Look, I get it. You need these films to be both unpopular, and unpopular for the reasons you don't like them (i.e., they're "woke" or "pandering" or whatever). But the sad fact is that...they are popular. They just aren't profitable. I will grant you that they aren't popular
enough to make Marvel its money back. And they aren't as popular as past Marvel films were. No denying that. But again, none of that tracks with your "Go woke, go broke" theory, which, let's be clear, is a pile of crap disproven by the barest casual glance at ticket sales this year alone.
If we take what you yourself said, that "
How much someone likes a product is measured in how much of that product is purchased," then the most liked product this year is...Barbie. An explicitly "woke" film, led by a woman, directed by a woman, advertised as such, and which is rife with messages skewering the patriarchy. Doesn't really support the whole "Go woke, go broke" notion, does it? In fact, there's
zero evidence to support that theory when you look at film performance this year through the rubric of popularity that you yourself described.
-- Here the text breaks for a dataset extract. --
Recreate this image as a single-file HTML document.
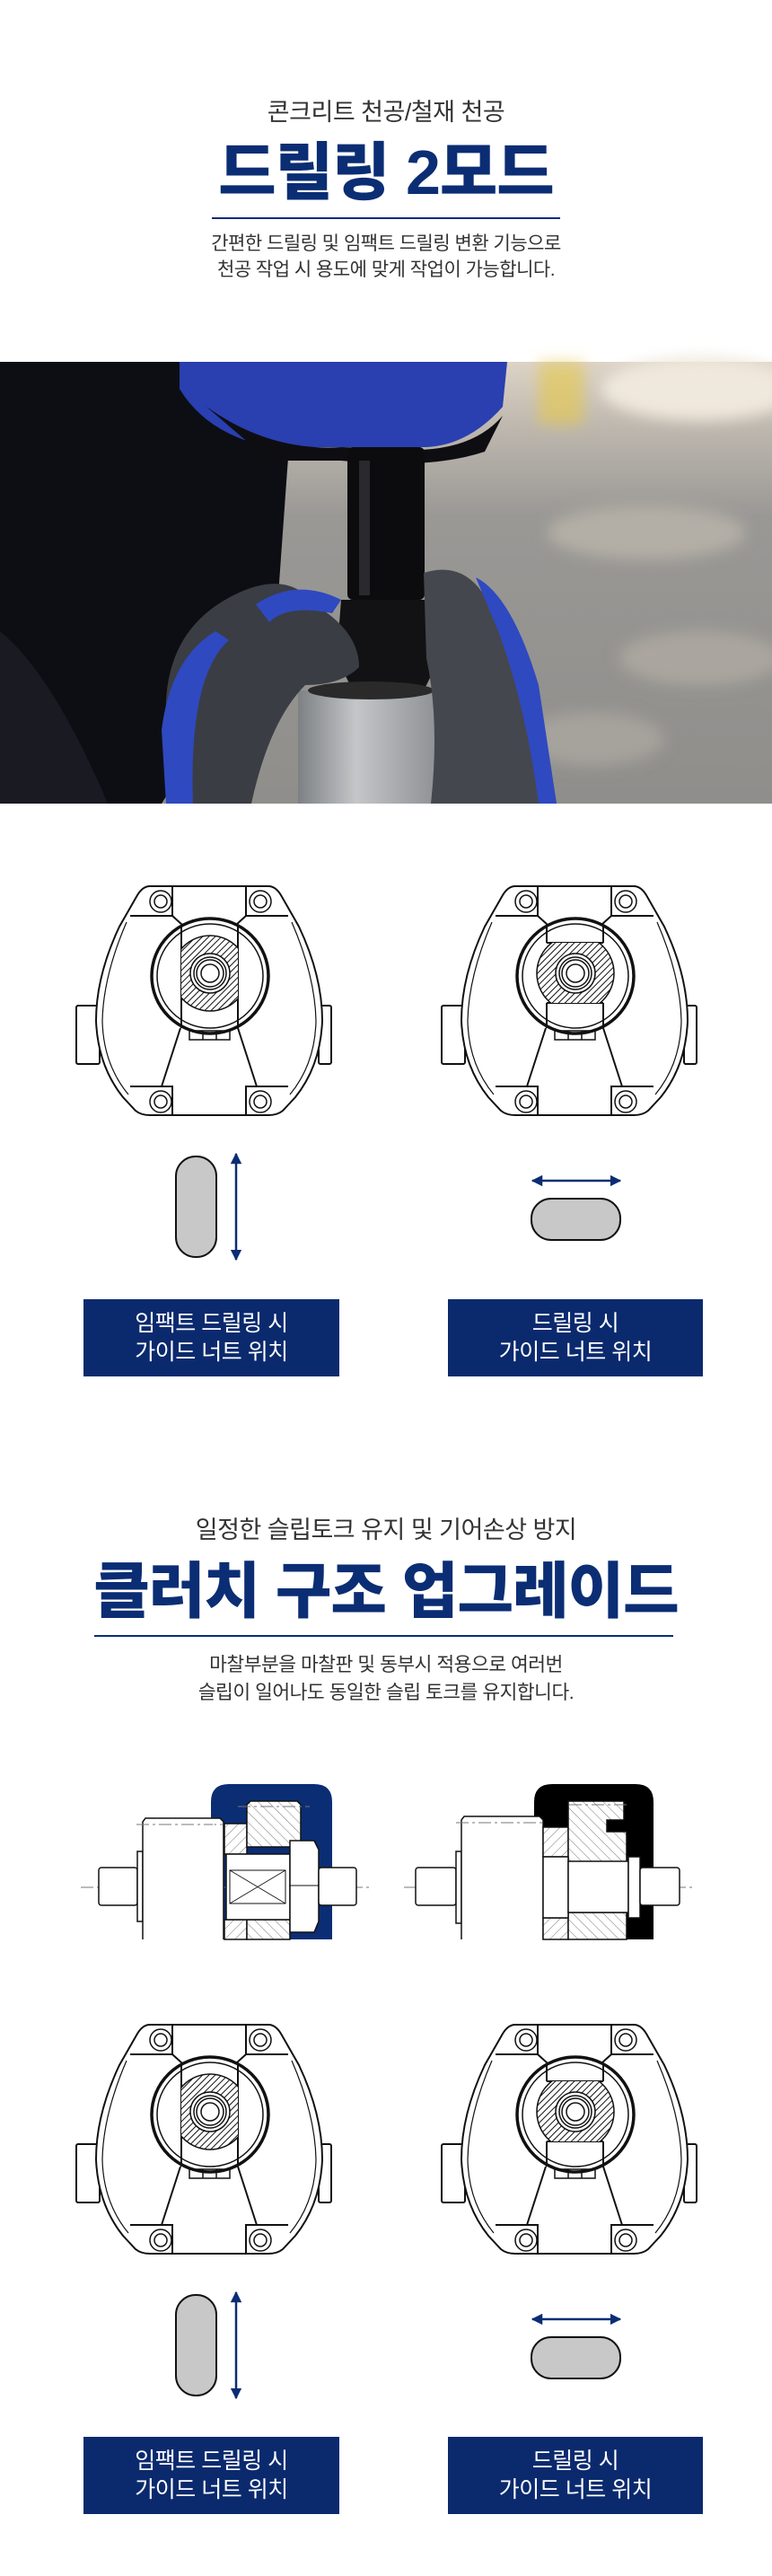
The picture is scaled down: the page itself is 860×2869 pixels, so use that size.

Most of these films sold tens of millions of tickets
. They're pretty popular by that standard. Some are more popular than others (again, with woke Barbie leading the pack), but they're all pretty popular. They just aren't all as profitable, and that's because most studios keep spending on these films like they're all gonna be the next $1B film, and...they just aren't. And this is the case across the board. It's not just Marvel. LFL, Sony Pictures, Paramount, Disney (main Disney, I mean, not one of the subsidiaries), they're all spending money hand over fist, but their films aren't crossing the $500M mark in most cases. This is across genres, both in and out of franchises, etc.
This is a production problem and studios need to figure out how to get more film for their buck if they're gonna turn profits. Until they do, I think most studios will be seeing a lot of "disappointing" returns across the board.